Время от времени я привожу из Кракова в Вислу какие-то квазиненужные книги, которые в ближайшем будущем определенно читать не буду, но когда-нибудь, возможно, прочту, хотя скорее всего нет. Именно таким образом возникает абсолютно невразумительное, безумное и криминогенное книжное собрание. Юрген Торвальд «Век криминалистики», Тильман Шпенглер «Мозг Ленина», Иммануил Кант «Религия в пределах только разума», Сергей Довлатов «Свобода — мой кумир», ксендз Томаш Венцлавский «Где есть Бог?», Йозеф Шкворецкий «Львенок», Макс Хайндель «Мировоззрение розенкрейцеров», Хаймито фон Додерер «Убийство, которое совершает каждый» (разумеется, первое издание 1963 года), Сюзан Форвард «Вредные родители», Вольфрам Эберхардт «Китайские символы», Эрнст Геллнер «Постмодернизм, разум и религия» (а это еще откуда взялось?), Рене Ровен «Словарь убийц», Андрей Тарковский «Запечатленное время»… Уже достаточно, хотя это всего лишь начало первой полки. Дальше — хуже. Дальше идет запрещенная эротическая литература, перемешанная со старыми евангелическими календарями. Здесь холодно, здесь чертовски холодно, настолько холодно, что книжные корешки кажутся мне покрытыми инеем. Случайный набор книг имеет ту положительную сторону, что его можно и даже нужно избегать. Если человек обречен на книги, из которых каждая в принципе прекрасно годится для чтения и в то же время ни одну в принципе читать невозможно, — тогда он принимается за классику. Именно так перечитал я где-то тридцать лет спустя, впервые худо-бедно понимая смысл, «Мертвые души» Гоголя. А сейчас я читаю — и тоже, сдается мне, с большим, чем когда-то, пониманием — «Пана Тадеуша».

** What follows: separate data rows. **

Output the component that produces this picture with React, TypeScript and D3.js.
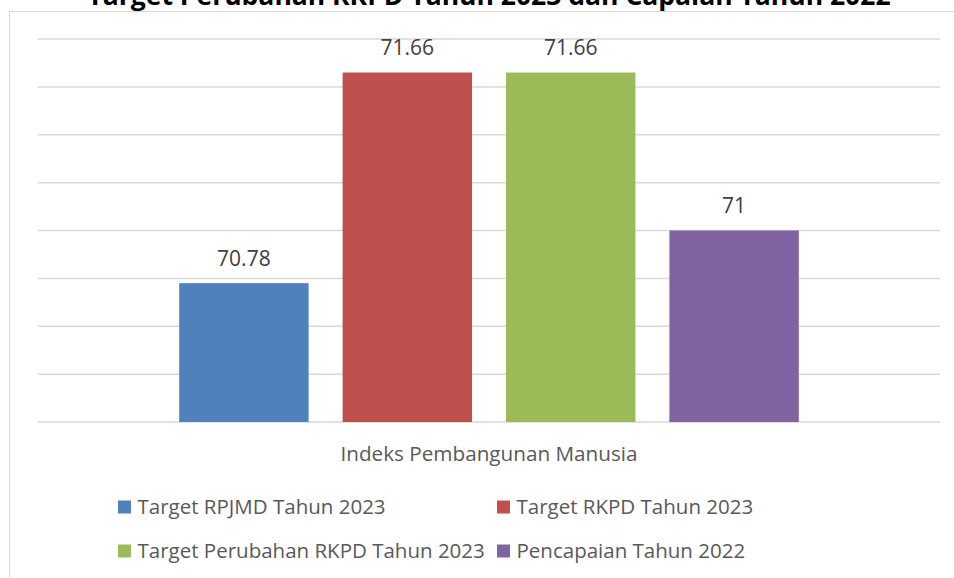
import React from "react";
import * as d3 from "d3";

const title = "Target Perubahan RKPD Tahun 2023 dan Capaian Tahun 2022";
const category = "Indeks Pembangunan Manusia";
const seriesNames = [
  "Target RPJMD Tahun 2023",
  "Target RKPD Tahun 2023",
  "Target Perubahan RKPD Tahun 2023",
  "Pencapaian Tahun 2022",
];
const seriesValues = [70.78, 71.66, 71.66, 71];
const valueLabels = ["70.78", "71.66", "71.66", "71"];
const seriesColors = ["#4F81BD", "#C0504D", "#9BBB59", "#8064A2"];
const yDomain = [70.2, 71.8];

const W = 954;
const H = 578;
const FONT = "'Open Sans', sans-serif";

export default function App() {
  const plotLeft = 38;
  const plotRight = 940;
  const plotTop = 39;
  const plotBottom = 422;

  const y = d3.scaleLinear().domain(yDomain).range([plotBottom, plotTop]);
  const x = d3
    .scaleBand<string>()
    .domain(seriesNames)
    .range([plotLeft, plotRight])
    .paddingInner(0.208)
    .paddingOuter(0.864);

  const ticks = y.ticks(8);

  const legendCols = [118, 497];
  const legendRows = [514, 558];

  return (
    <svg
      width={W}
      height={H}
      style={{ position: "absolute", left: 0, top: 0, display: "block", background: "#fff" }}
    >
      <rect x={9.5} y={11.5} width={990} height={600} fill="#fff" stroke="#D9D9D9" strokeWidth={1} />
      <text
        x={489}
        y={5}
        textAnchor="middle"
        fontFamily={FONT}
        fontWeight="bold"
        fontSize={26.5}
        fill="#000"
      >
        {title}
      </text>
      {ticks.map((t) => (
        <line
          key={t}
          x1={plotLeft}
          x2={plotRight}
          y1={y(t)}
          y2={y(t)}
          stroke="#D9D9D9"
          strokeWidth={1.5}
        />
      ))}
      {seriesNames.map((s, i) => (
        <g key={s}>
          <rect
            x={x(s)}
            y={y(seriesValues[i])}
            width={x.bandwidth()}
            height={plotBottom - y(seriesValues[i])}
            fill={seriesColors[i]}
          />
          <text
            x={(x(s) as number) + x.bandwidth() / 2}
            y={y(seriesValues[i]) - 17.5}
            textAnchor="middle"
            fontFamily={FONT}
            fontSize={21}
            fill="#404040"
          >
            {valueLabels[i]}
          </text>
        </g>
      ))}
      <text
        x={489}
        y={461}
        textAnchor="middle"
        fontFamily={FONT}
        fontSize={20.7}
        fill="#595959"
      >
        {category}
      </text>
      {seriesNames.map((s, i) => {
        const cx = legendCols[i % 2];
        const by = legendRows[Math.floor(i / 2)];
        return (
          <g key={"lg" + s}>
            <rect x={cx} y={by - 13.5} width={13} height={13} fill={seriesColors[i]} />
            <text x={cx + 19.5} y={by} fontFamily={FONT} fontSize={20.5} fill="#595959">
              {s}
            </text>
          </g>
        );
      })}
    </svg>
  );
}
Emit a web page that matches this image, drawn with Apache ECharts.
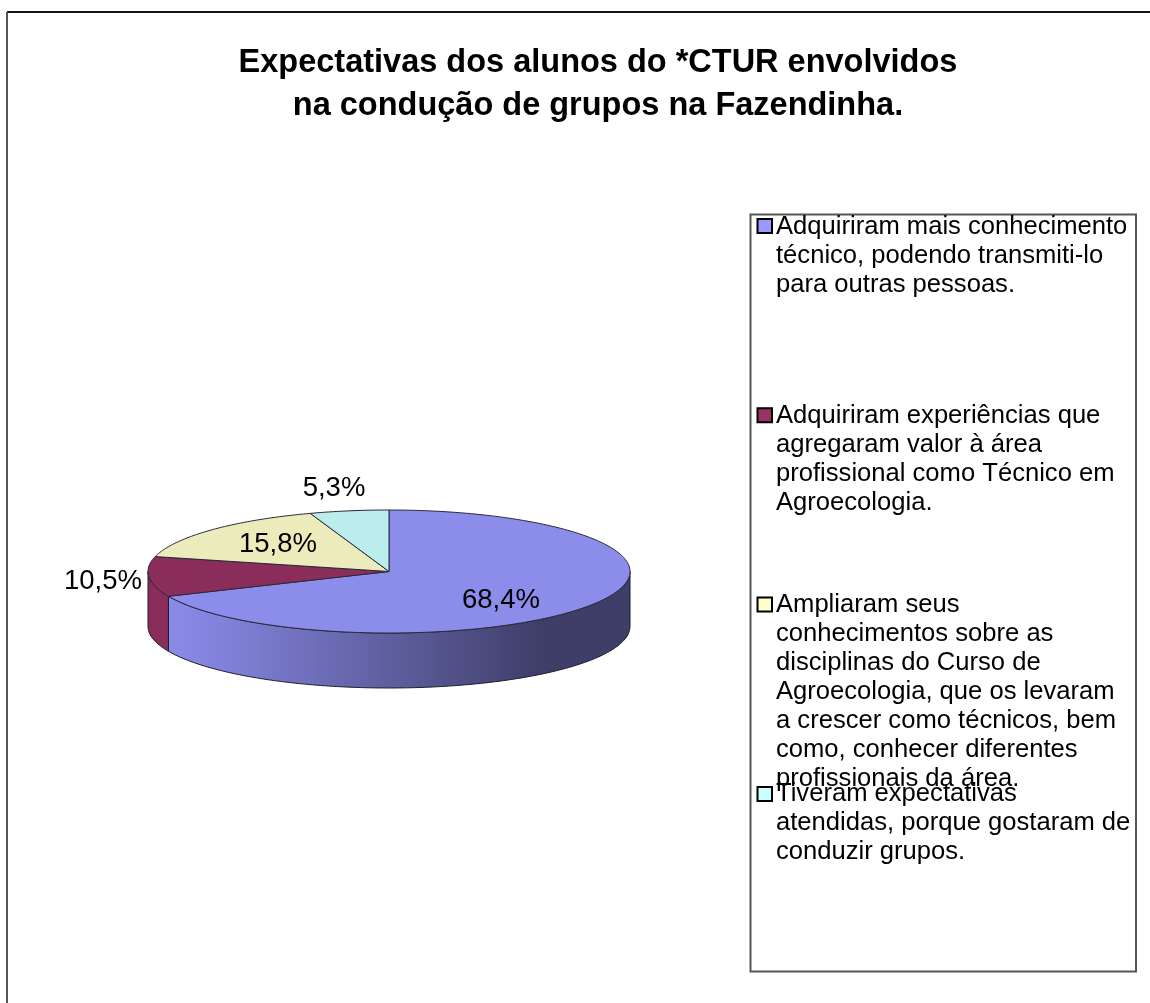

Инеем покрыта и груда тетрадок в линеечку в элегантных обложках. Ничего не могу поделать — у меня большая слабость к тетрадкам в линеечку в элегантных обложках. У меня вообще слабость к писчебумажным товарам, к канцелярским отделам в магазинах и к бумажным складам. Тетрадки в линеечку (без полей) и в элегантных обложках я покупаю в иллюзорной надежде их исписать. Однако еще никогда, ни разу не удалось мне исписать тетрадь, как Господь велел, от корки до корки, хотя некоторые из этих промерзших до основания блокнотов все же частично заполнены. Несколько строчек или страниц беспорядочных заметок и шелест линованных листов, напрасно ждущих продолжения. Когда черные мысли начинают бродить в голове, когда бледные когти Мировой Пустоты впиваются в меня, я тянусь за новой тетрадкой и начинаю писать, не важно о чем, просто терапевтически высвобождая психофизический навык письма. Как сказал Гроховяк, со стихов которого все и началось: «Перо в руках — оно излечит раны. / Смерть станет далека, как было в детстве». [15] Перевод Н. Астафьевой.